According to a report by The Economic Times, the Indian government will soon begin accepting applications under the EV incentive program that was originally announced in March 2024.


Key Highlights of the New EV Policy

India’s new EV policy aims to reduce import duties on electric cars priced above $35,000 (around ₹30 lakh) to 15%, down from the current range of 70% to 110%. However, to qualify for this benefit, auto companies must:

  • Invest at least ₹4,150 crore (~$500 million) in India
  • Set up a local manufacturing plant within three years
  • Import up to 8,000 EVs per year at the reduced duty rate

If a company fails to utilize the full import quota in a given year, the unused quantity can be carried forward to the following year.


Tesla’s Absence and Interest from Other Global Automakers

Tesla CEO Elon Musk has long criticized India’s high import tariffs, and the company appears interested only in selling imported cars through dealerships and showrooms—not in local manufacturing.

In contrast, companies like Mercedes-Benz, Volkswagen, Hyundai, and Kia have expressed strong interest in the new EV policy. Vietnamese automaker VinFast Auto is already constructing a manufacturing facility in India, signaling deeper commitment to the Indian market.


Challenges and the Road Ahead

Analysts like Jay Kale from Elara Securities have raised concerns that without Tesla, BYD, and VinFast, this EV policy may become a “non-starter.” Chinese automaker BYD is unlikely to receive entry approval due to India’s cautious stance on Chinese investments, especially in strategic sectors.

India is currently the third-largest car market in the world, and EV demand is rising steadily. In 2024, EVs accounted for only 2.5% of total car sales. However, the government aims to increase this figure to 30% by 2030.

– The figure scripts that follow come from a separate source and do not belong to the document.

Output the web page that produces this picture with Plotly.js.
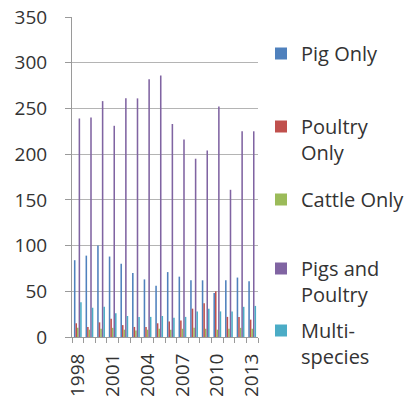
<!DOCTYPE html>
<html>
<head>
<meta charset="utf-8">
<script src="https://cdn.plot.ly/plotly-3.0.1.min.js"></script>
<style>html,body{margin:0;padding:0;background:#fff;}#chart{width:411px;height:400px;}</style>
</head>
<body>
<div id="chart"></div>
<script>
const years = [1998,1999,2000,2001,2002,2003,2004,2005,2006,2007,2008,2009,2010,2011,2012,2013];
const tickYears = [1998,2001,2004,2007,2010,2013];
const pigOnly = [84,89,100,88,80,70,63,56,71,66,62,62,48,62,65,61];
const poultryOnly = [15,11,16,20,13,11,11,15,17,18,31,37,50,22,22,19];
const cattleOnly = [10,8,9,10,8,7,8,9,8,9,10,9,8,9,10,9];
const pigsAndPoultry = [239,240,258,231,261,261,282,286,233,216,195,204,252,161,225,225];
const multiSpecies = [38,32,33,26,23,22,22,23,21,22,28,31,28,28,33,34];

const seriesNames = ['Pig Only','Poultry<br>Only','Cattle Only','Pigs and<br>Poultry','Multi-<br>species'];
const seriesData = [pigOnly, poultryOnly, cattleOnly, pigsAndPoultry, multiSpecies];
const colors = ['#4F81BD','#C0504D','#9BBB59','#8064A2','#4BACC6'];
const legendIds = ['legend','legend2','legend3','legend4','legend5'];

const traces = seriesData.map((vals, i) => ({
  type: 'bar', x: years, y: vals, name: seriesNames[i],
  marker: {color: colors[i], line: {width: 0}},
  legend: legendIds[i]
}));

const font = {family: 'Open Sans, sans-serif', size: 19, color: '#333333'};
const legendTops = [34, 107, 180, 249, 311];
const layout = {
  width: 411, height: 400,
  margin: {l: 72, r: 153, t: 17, b: 63, autoexpand: false},
  paper_bgcolor: '#ffffff', plot_bgcolor: '#ffffff',
  font: font,
  barmode: 'group', bargap: 0.33, bargroupgap: 0,
  showlegend: true,
  xaxis: {
    range: [1997.5, 2013.5], tickmode: 'array', tickvals: tickYears, ticktext: tickYears.map(String),
    tickangle: -90, ticks: '', showgrid: false, zeroline: false,
    showline: true, linecolor: '#9a9a9a', linewidth: 1,
    tickfont: {family: 'Open Sans, sans-serif', size: 19, color: '#333333'},
    ticklabelstandoff: 8,
    minor: {ticks: 'outside', ticklen: 5, tickcolor: '#9a9a9a', tick0: 1997.5, dtick: 1, showgrid: false}
  },
  yaxis: {
    range: [0, 350], dtick: 50, tick0: 0, ticks: 'outside', ticklen: 6, tickcolor: '#9a9a9a',
    showgrid: true, gridcolor: '#b4b4b4', gridwidth: 1, zeroline: false,
    showline: true, linecolor: '#9a9a9a', linewidth: 1,
    tickfont: {family: 'Open Sans, sans-serif', size: 19, color: '#333333'},
    ticklabelstandoff: 14
  }
};
const plotW = 411 - 72 - 153;
legendIds.forEach((id, i) => {
  layout[id] = {
    x: (261 - 72) / plotW, xanchor: 'left',
    y: (337 - legendTops[i]) / 320, yanchor: 'top',
    bgcolor: 'rgba(0,0,0,0)', borderwidth: 0, valign: 'top',
    font: {family: 'Open Sans, sans-serif', size: 20, color: '#333333'},
    itemwidth: 30
  };
});
Plotly.newPlot('chart', traces, layout, {displayModeBar: false, staticPlot: true});
</script>
</body>
</html>
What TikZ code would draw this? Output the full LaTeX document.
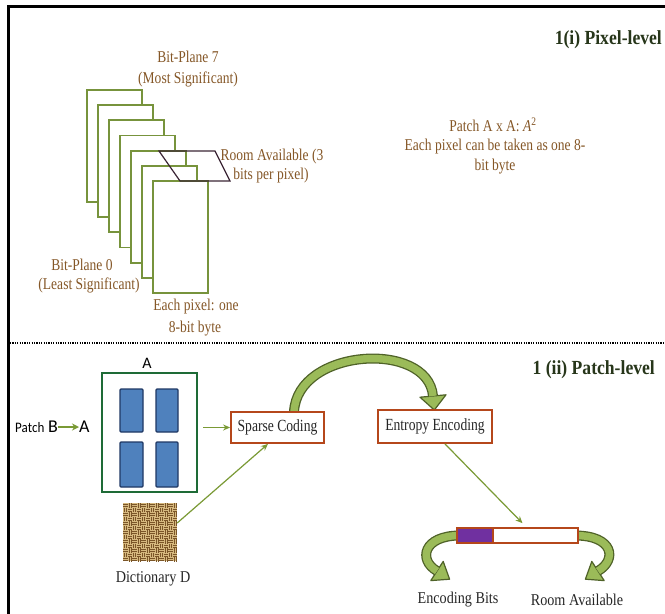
\documentclass[tikz,border=0pt]{standalone}
\usepackage{graphicx}
\usepackage{fontspec}
\setmainfont{Liberation Serif}
\newfontfamily\sansf{Carlito}
\usetikzlibrary{arrows.meta}
\newcommand{\condtxt}[1]{\scalebox{0.82}[1]{#1}}
\newcommand{\condlbl}[1]{\scalebox{0.86}[1]{#1}}
\newcommand{\condbox}[1]{\scalebox{0.8}[1]{#1}}
\newcommand{\condttl}[1]{\scalebox{0.88}[1]{#1}}
\definecolor{brn}{HTML}{855727}
\definecolor{plgreen}{HTML}{77933C}
\definecolor{ttl}{HTML}{27361A}
\definecolor{agreen}{HTML}{9BBB59}
\definecolor{adark}{HTML}{4F6228}
\definecolor{boxor}{HTML}{B5471B}
\definecolor{barpur}{HTML}{7030A0}
\definecolor{bluef}{HTML}{4F81BD}
\definecolor{blued}{HTML}{1F3864}
\definecolor{boxgr}{HTML}{1E6B36}
\definecolor{thinarr}{HTML}{7A9A35}
\definecolor{dictbg}{HTML}{D6B97F}
\definecolor{dictln}{HTML}{7A5528}
\definecolor{parc}{HTML}{3B2535}
\tikzset{
 txt/.style={font=\fontsize{16.5}{18}\selectfont, text=brn, inner sep=0},
 lbl/.style={font=\fontsize{16.5}{18}\selectfont, text=black!85, inner sep=0},
 ttlstyle/.style={font=\fontsize{20}{22}\selectfont\bfseries, text=ttl, inner sep=0},
 plane/.style={draw=plgreen, fill=white, line width=1.8pt, minimum width=55pt, minimum height=112pt, inner sep=0},
 procbox/.style={draw=boxor, fill=white, line width=1.8pt, inner sep=0, font=\fontsize{17}{18}\selectfont, text=black!85},
 thinarrow/.style={draw=thinarr, line width=1.2pt, -{Stealth[length=7pt,width=6pt]}},
 blk/.style={draw=blued, fill=bluef, line width=1.2pt, rounded corners=1pt, inner sep=0},
 shaftout/.style={draw=adark, line width=10pt},
 shaftin/.style={draw=agreen, line width=7.4pt},
 headstyle/.style={fill=agreen, draw=adark, line width=1.2pt, line join=round},
 weave/.style={draw=dictln, line width=0.6pt},
}
\begin{document}
\begin{tikzpicture}[x=1pt,y=-1pt]
\fill[white] (0,0) rectangle (665,614);
\useasboundingbox (0,0) rectangle (665,614);
% frame
\draw[line width=3pt] (8.5,614) -- (8.5,6) -- (665,6);

% ---------- Pixel level ----------
\foreach \i in {0,...,6}
  \node[plane] (pl\i) at (114.5+11*\i, 146+15.17*\i) {};
\draw[draw=parc, line width=1.2pt] (159,151) -- (215,151) -- (230,181) -- (180,181) -- cycle;

\node[txt] (t7a) at (188,57) {\condtxt{Bit-Plane 7}};
\node[txt] (t7b) at (188,79) {\condtxt{(Most Significant)}};
\node[txt] (room1) at (272,157) {\condtxt{Room Available (3}};
\node[txt] (room2) at (271,176) {\condtxt{bits per pixel)}};
\node[txt] (t0a) at (82,265) {\condtxt{Bit-Plane 0}};
\node[txt] (t0b) at (89,285) {\condtxt{(Least Significant)}};
\node[txt] (each1) at (196,307) {\condtxt{Each pixel: one}};
\node[txt] (each2) at (195,329) {\condtxt{8-bit byte}};
\node[ttlstyle, anchor=east] (title1) at (662,40) {\condttl{1(i) Pixel-level}};
\node[txt] (patch1) at (493,125) {\condtxt{Patch A x A: \textit{A}\textsuperscript{2}}};
\node[txt] (patch2) at (495,147) {\condtxt{Each pixel can be taken as one 8-}};
\node[txt] (patch3) at (495,167) {\condtxt{bit byte}};

% separator
\draw[line width=1.6pt, dash pattern=on 1.2pt off 1.2pt] (10,343) -- (665,343);

% ---------- Patch level ----------
\node[ttlstyle, anchor=east] (title2) at (655,370) {\condttl{1 (ii) Patch-level}};

\node[font=\sansf\fontsize{14.5}{15}\selectfont, inner sep=0, anchor=west] (pt) at (15,428) {\scalebox{0.9}[1]{Patch}};
\node[font=\sansf\fontsize{18}{18}\selectfont, inner sep=0, anchor=west] (pB) at (48,427) {B};
\node[font=\sansf\fontsize{18}{18}\selectfont, inner sep=0, anchor=west] (pA) at (79,427) {A};
\draw[draw=thinarr, line width=1.8pt, -{Stealth[length=7pt,width=7pt]}] (pB.east) -- (pA.west);

\node[font=\sansf\fontsize{16}{16}\selectfont, inner sep=0] (lblA) at (147,363) {A};
\node[draw=boxgr, line width=2pt, minimum width=95pt, minimum height=119pt, inner sep=0] (boxA) at (149.5,432.5) {};
\node[blk, minimum width=23pt, minimum height=43pt] (b1) at (131.5,410.5) {};
\node[blk, minimum width=22pt, minimum height=43pt] (b2) at (167,410.5) {};
\node[blk, minimum width=23pt, minimum height=45pt] (b3) at (131.5,464.5) {};
\node[blk, minimum width=22pt, minimum height=45pt] (b4) at (167,464.5) {};

% dictionary texture
\node[fill=dictbg, minimum width=54pt, minimum height=58pt, inner sep=0] (dict) at (150,532) {};
\begin{scope}
\clip (123,503) rectangle (177,561);
\foreach \i in {0,...,11}{
 \foreach \j in {0,...,12}{
  \pgfmathtruncatemacro{\m}{mod(\i+\j,2)}
  \ifnum\m=0
   \draw[weave] (123+4.5*\i,503+4.5*\j+1.3) -- ++(4.5,0);
   \draw[weave] (123+4.5*\i,503+4.5*\j+3.3) -- ++(4.5,0);
  \else
   \draw[weave] (123+4.5*\i+1.3,503+4.5*\j) -- ++(0,4.5);
   \draw[weave] (123+4.5*\i+3.3,503+4.5*\j) -- ++(0,4.5);
  \fi
 }}
\end{scope}
\node[lbl] (dictlbl) at (153,579) {\condlbl{Dictionary D}};

% big curved arrow
\coordinate (ca) at (294,412);
\coordinate (cb) at (433,396);
\fill[headstyle] (420,397.2) -- (446,394.8) -- (434.3,410) -- cycle;
\draw[shaftout] (ca) .. controls (297,348) and (428,340) .. (cb);
\draw[shaftin] (ca) .. controls (297,348) and (428,340) .. (cb);

\node[procbox, minimum width=93pt, minimum height=31pt] (sparse) at (277.5,427.5) {\condbox{Sparse Coding}};
\node[procbox, minimum width=114pt, minimum height=33pt] (entropy) at (435,426.5) {\condbox{Entropy Encoding}};

\coordinate (boxAe) at ([xshift=5pt]boxA.east);
\draw[thinarrow] (boxAe |- sparse.west) -- (sparse.west);
\draw[thinarrow] ([yshift=9pt]dict.east) -- ([xshift=-9.5pt]sparse.south);

% bottom curved arrows
\coordinate (l1) at (460,535.5);
\coordinate (l2) at (437,571);
\fill[headstyle] (430.8,580.6) -- (443.2,561.4) -- (449.6,579.2) -- cycle;
\draw[shaftout] (l1) .. controls (423,535.5) and (418,560) .. (l2);
\draw[shaftin] (l1) .. controls (423,535.5) and (418,560) .. (l2);
\coordinate (r1) at (575,535.5);
\coordinate (r2) at (598,571);
\fill[headstyle] (604.2,580.6) -- (591.8,561.4) -- (585.4,579.2) -- cycle;
\draw[shaftout] (r1) .. controls (614,535.5) and (617,560) .. (r2);
\draw[shaftin] (r1) .. controls (614,535.5) and (617,560) .. (r2);

\node[draw=boxor, fill=barpur, line width=1.6pt, minimum width=36pt, minimum height=15pt, inner sep=0] (barp) at (475,535.5) {};
\node[draw=boxor, fill=white, line width=1.6pt, minimum width=85pt, minimum height=15pt, inner sep=0] (barw) at (535.5,535.5) {};
\draw[thinarrow] ([xshift=10pt]entropy.south) -- ([xshift=-13pt,yshift=4pt]barw.north);

\node[lbl] (encl) at (458,600) {\condlbl{Encoding Bits}};
\node[lbl] (rooml) at (577,600) {\condlbl{Room Available}};
\end{tikzpicture}
\end{document}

Indian manufacturers like Tata Motors and Mahindra & Mahindra have opposed the policy, as they benefit from the current high tariff structure that protects local players from foreign competition.


Final Thoughts

India’s latest EV policy is a bold attempt to attract global players and accelerate EV adoption. While Tesla’s reluctance may limit the immediate impact, growing interest from other major automakers shows that India remains a key destination for electric mobility investments.

Whether the policy can achieve its full potential will depend on infrastructure readiness, policy stability, and how effectively India balances foreign investment with domestic industry protection.